Options for using 529 plans to pay for distance learning and online learning are limited, especially for K-12 and homeschooled students. Some members of Congress are calling for expanding coverage due to the coronavirus pandemic’s zoomification of elementary, secondary and postsecondary education. This would help families or children who are now learning from home.

Currently, qualified education expenses for a 529 plan include college tuition and fees and up to $10,000 per year in K-12 tuition. The tuition and fees can include accredited online education programs, but not homeschooling expenses.

Qualified expenses include books, supplies and equipment, computers and internet access, and special needs expenses, but for college expenses only.

The Setting Every Community Up for Retirement Enhancement Act of 2019 (SECURE Act) originally included a proposal to allow 529 plans to be used for homeschooling expenses, such as textbooks, online education materials, tutoring services, and dual enrollment programs.

The SECURE Act also included a proposal to allow 529 plans to be used for the same qualified elementary and secondary school expenses as Coverdell education savings accounts, such as tutoring, special needs services, books, supplies and equipment, not just $10,000 in tuition.

Both proposals were dropped from the final version of the legislation that passed the House, in part because of opposition from teacher unions. 

Passage of the legislation was delayed in the U.S. Senate when Senator Ted Cruz (R-Texas) blocked the use of unanimous consent, hoping to restore these proposals.
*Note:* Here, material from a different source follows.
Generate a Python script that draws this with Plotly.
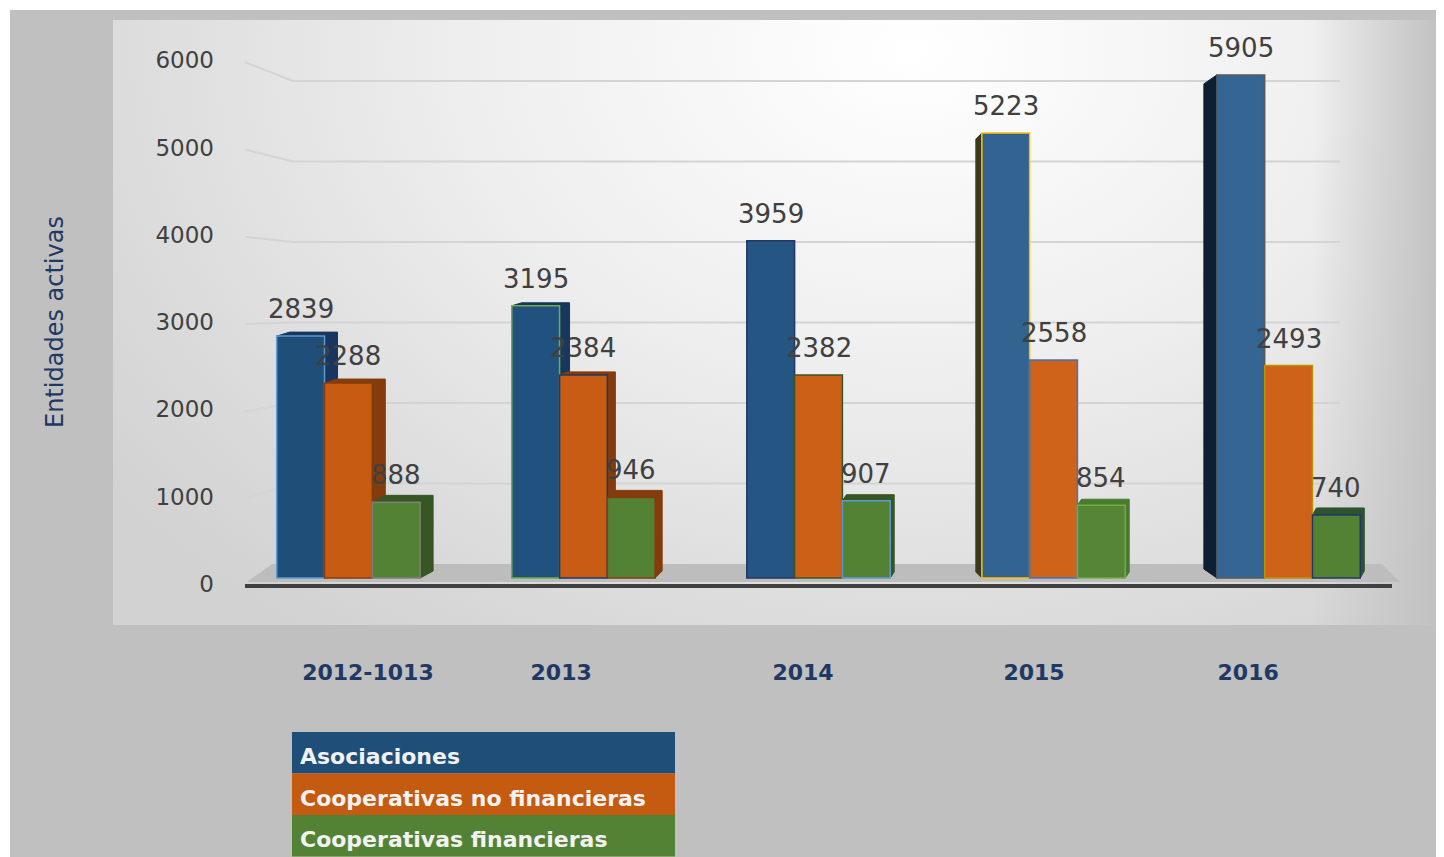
import base64
import plotly.graph_objects as go

# ---------------- data ----------------
categories = ["2012-1013", "2013", "2014", "2015", "2016"]
series_names = ["Asociaciones", "Cooperativas no financieras", "Cooperativas financieras"]
asociaciones = [2839, 3195, 3959, 5223, 5905]
coop_no_fin = [2288, 2384, 2382, 2558, 2493]
coop_fin = [888, 946, 907, 854, 740]
y_ticks = [0, 1000, 2000, 3000, 4000, 5000, 6000]
y_title = "Entidades activas"

# ---------------- layout constants (reference-pixel space) ----------------
OFF = 8                      # browser body margin
W, H = 1444 - OFF, 857 - OFF  # figure size
PLOT_L, PLOT_R, PLOT_T, PLOT_B = 245, 1392, 30, 584
ML, MT = PLOT_L - OFF, PLOT_T - OFF
MR, MB = (W + OFF) - PLOT_R, (H + OFF) - PLOT_B
PW, PH = PLOT_R - PLOT_L, PLOT_B - PLOT_T
X_RANGE = [-0.44, 4.44]
PX_PER_X = PW / (X_RANGE[1] - X_RANGE[0])
BAR_ZERO_PX, PX_PER_UNIT = 578, 0.0852      # front face of the bars
LAB_ZERO_PX, LAB_PX_PER_UNIT = 584, 0.0873  # tick labels (front edge)
GRID_ZERO_PX, GRID_PX_PER_UNIT = 564, 0.0805  # back wall
Y_MIN = -(PLOT_B - BAR_ZERO_PX) / PX_PER_UNIT
Y_MAX = Y_MIN + PH / PX_PER_UNIT
Y2_MIN = -(PLOT_B - LAB_ZERO_PX) / LAB_PX_PER_UNIT
Y2_MAX = Y2_MIN + PH / LAB_PX_PER_UNIT
BARGAP = 0.39
label_shift = [0.083, -0.095, -0.066, -0.083, -0.172]

series_values = [asociaciones, coop_no_fin, coop_fin]
series_colors = ["#1f4e79", "#c55a11", "#548235"]
bar_colors = [
    ["#1f4e79", "#21517f", "#245583", "#336391", "#356592"],
    ["#c75b12", "#c95c14", "#cd6017", "#d0631a", "#cf6219"],
    ["#548235", "#548235", "#548235", "#578536", "#548235"],
]
bar_lines = [
    ["#5b9bd5", "#70ad47", "#1f3864", "#ffc000", "#595959"],
    ["#843c0c", "#1f3864", "#375623", "#4472c4", "#bf9000"],
    ["#7f7f7f", "#843c0c", "#5b9bd5", "#70ad47", "#1f3864"],
]
# 3-D faces: (series, category, side, dx px, dy px, colour)
faces = [
    (0, 0, "r", 13, 4, "#17375e"),
    (1, 0, "r", 13, 4, "#843c0c"),
    (2, 0, "r", 13, 7, "#375623"),
    (0, 1, "r", 10, 3, "#17375e"),
    (1, 1, "r", 8, 3, "#843c0c"),
    (2, 1, "r", 7, 7, "#843c0c"),
    (2, 2, "r", 4, 6, "#375623"),
    (2, 3, "r", 4, 6, "#4a7a2e"),
    (2, 4, "r", 4, 7, "#2f5233"),
    (0, 3, "l", 6, 6, "#3a3a1a"),
    (0, 4, "l", 13, 9, "#0c1f33"),
]


def px2x(px):
    return (px - PLOT_L) / PW


def py2y(py):
    return (PLOT_B - py) / PH


def py2u(py):
    """pixel row -> units of the bar axis"""
    return (BAR_ZERO_PX - py) / PX_PER_UNIT


fig = go.Figure()
for s, (name, vals) in enumerate(zip(series_names, series_values)):
    fig.add_trace(go.Bar(
        name=name,
        x=list(range(len(categories))),
        y=vals,
        marker=dict(color=bar_colors[s], line=dict(color=bar_lines[s], width=1.5)),
        hoverinfo="x+y+name",
    ))
# empty trace so the label axis is always rendered
fig.add_trace(go.Scatter(x=[None], y=[None], yaxis="y2", showlegend=False, hoverinfo="skip"))

bw = (1 - BARGAP) / len(series_names)

# data labels
annotations = []
for s, vals in enumerate(series_values):
    for i, v in enumerate(vals):
        annotations.append(dict(
            x=i + (s - 1) * bw, y=v, xref="x", yref="y",
            text=str(v), showarrow=False, yanchor="middle", yshift=27,
            font=dict(family="DejaVu Sans", size=26, color="#404040"),
        ))

# y axis title
annotations.append(dict(
    x=px2x(55), y=py2y(322), xref="paper", yref="paper", text=y_title,
    showarrow=False, textangle=-90, xanchor="center", yanchor="middle",
    font=dict(family="DejaVu Sans", size=24, color="#1f3864"),
))

shapes = []
# white strips (top / left)
shapes.append(dict(type="rect", xref="paper", yref="paper", x0=px2x(OFF), x1=px2x(1444),
                   y0=py2y(OFF), y1=py2y(10), fillcolor="white", line=dict(width=0), layer="below"))
shapes.append(dict(type="rect", xref="paper", yref="paper", x0=px2x(OFF), x1=px2x(10),
                   y0=py2y(OFF), y1=py2y(857), fillcolor="white", line=dict(width=0), layer="below"))
# gridlines on the back wall (perspective: label level -> back wall level)
for v in y_ticks[1:]:
    front = py2u(LAB_ZERO_PX - v * LAB_PX_PER_UNIT + 2)
    back = py2u(GRID_ZERO_PX - v * GRID_PX_PER_UNIT)
    shapes.append(dict(type="path", xref="paper", yref="y",
                       path=f"M {px2x(245)},{front} L {px2x(293)},{back} L {px2x(1340)},{back}",
                       line=dict(color="#d4d4d4", width=2), layer="below"))
# floor
shapes.append(dict(type="path", xref="paper", yref="y",
                   path=(f"M {px2x(247)},{py2u(582)} L {px2x(1400)},{py2u(582)} "
                         f"L {px2x(1382)},{py2u(564)} L {px2x(272)},{py2u(564)} Z"),
                   fillcolor="#bdbdbd", line=dict(width=0), layer="below"))

# 3-D side faces, computed from the bar values through the axis scales
for s, i, side, dxp, dyp, col in faces:
    v = series_values[s][i]
    xl = i + (s - 1) * bw - bw / 2
    xr = xl + bw
    dx = dxp / PX_PER_X
    dy = dyp / PX_PER_UNIT
    if side == "r":
        path = (f"M {xr},0 L {xr + dx},{dy} L {xr + dx},{v + dy} "
                f"L {xl + dx},{v + dy} L {xl},{v} L {xr},{v} Z")
    else:
        path = (f"M {xl},0 L {xl - dx},{dy} L {xl - dx},{v - dy} L {xl},{v} Z")
    shapes.append(dict(type="path", xref="x", yref="y", path=path,
                       fillcolor=col, line=dict(color=col, width=1), layer="below"))

# legend boxes
leg_top, row_h = 732, 41.5
for s, name in enumerate(series_names):
    y0p = leg_top + s * row_h
    shapes.append(dict(type="rect", xref="paper", yref="paper", x0=px2x(292), x1=px2x(675),
                       y0=py2y(y0p + row_h), y1=py2y(y0p), fillcolor=series_colors[s],
                       line=dict(width=0)))
    annotations.append(dict(
        x=px2x(298), y=py2y(y0p + row_h / 2 + 4), xref="paper", yref="paper", text=name,
        showarrow=False, xanchor="left", yanchor="middle",
        font=dict(family="DejaVu Sans", size=22, color="#f2f2f2", weight="bold"),
    ))

# gradient background panel (svg)
svg = """<svg xmlns='http://www.w3.org/2000/svg' width='1331' height='605' viewBox='0 0 1331 605' preserveAspectRatio='none'>
<defs>
<radialGradient id='g' cx='0.6' cy='0.05' r='0.75' gradientTransform='translate(0.6 0.05) scale(1 1.6) translate(-0.6 -0.05)'>
<stop offset='0' stop-color='#ffffff'/>
<stop offset='0.45' stop-color='#eeeeee'/>
<stop offset='0.85' stop-color='#d9d9d9'/>
<stop offset='1' stop-color='#d2d2d2'/>
</radialGradient>
<linearGradient id='r' x1='0' y1='0' x2='1' y2='0'>
<stop offset='0.9' stop-color='#c0c0c0' stop-opacity='0'/>
<stop offset='1' stop-color='#c0c0c0' stop-opacity='1'/>
</linearGradient>
</defs>
<rect width='1331' height='605' fill='url(#g)'/>
<rect width='1331' height='605' fill='url(#r)'/>
</svg>"""
src = "data:image/svg+xml;base64," + base64.b64encode(svg.encode()).decode()

fig.update_layout(
    width=W, height=H,
    margin=dict(l=ML, r=MR, t=MT, b=MB),
    barmode="group", bargap=BARGAP, bargroupgap=0,
    paper_bgcolor="#c0c0c0", plot_bgcolor="rgba(0,0,0,0)",
    showlegend=False,
    annotations=annotations,
    shapes=shapes,
    images=[dict(source=src, xref="paper", yref="paper", x=px2x(113), y=py2y(20),
                 sizex=(1444 - 113) / PW, sizey=(625 - 20) / PH, sizing="stretch",
                 xanchor="left", yanchor="top", layer="below")],
    xaxis=dict(
        range=X_RANGE, showgrid=False, zeroline=False,
        showline=True, linecolor="#404040", linewidth=4,
        tickvals=[i + d for i, d in enumerate(label_shift)], ticktext=categories,
        ticks="", ticklabelstandoff=66,
        tickfont=dict(family="DejaVu Sans", size=22, color="#1f3864", weight="bold"),
    ),
    yaxis=dict(
        range=[Y_MIN, Y_MAX], showgrid=False, zeroline=False, showline=False,
        showticklabels=False, ticks="",
    ),
    yaxis2=dict(
        overlaying="y", side="left", range=[Y2_MIN, Y2_MAX],
        showgrid=False, zeroline=False, showline=False,
        tickvals=y_ticks, ticks="", ticklabelstandoff=30,
        tickfont=dict(family="DejaVu Sans", size=23, color="#404040"),
    ),
)

fig.write_html("out.html")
Senator Cruz is a strong supporter of homeschooling. He introduced legislation in 2018 and 2019 to expand qualified education expenses for 529 plans to cover more K-12 education expenses for all students, including homeschool students. 

Representative Bryan Steil (R-Wisconsin) has lead an effort in the U.S. House of Representatives to attach similar legislation to the next coronavirus relief measure.

“With schools closed, students and families are adjusting to online and distance learning. To ease the financial burden on many families, funds in 529 plans should be expanded to help students obtain the needed curriculum material or online educational material.” said Rep. Steil.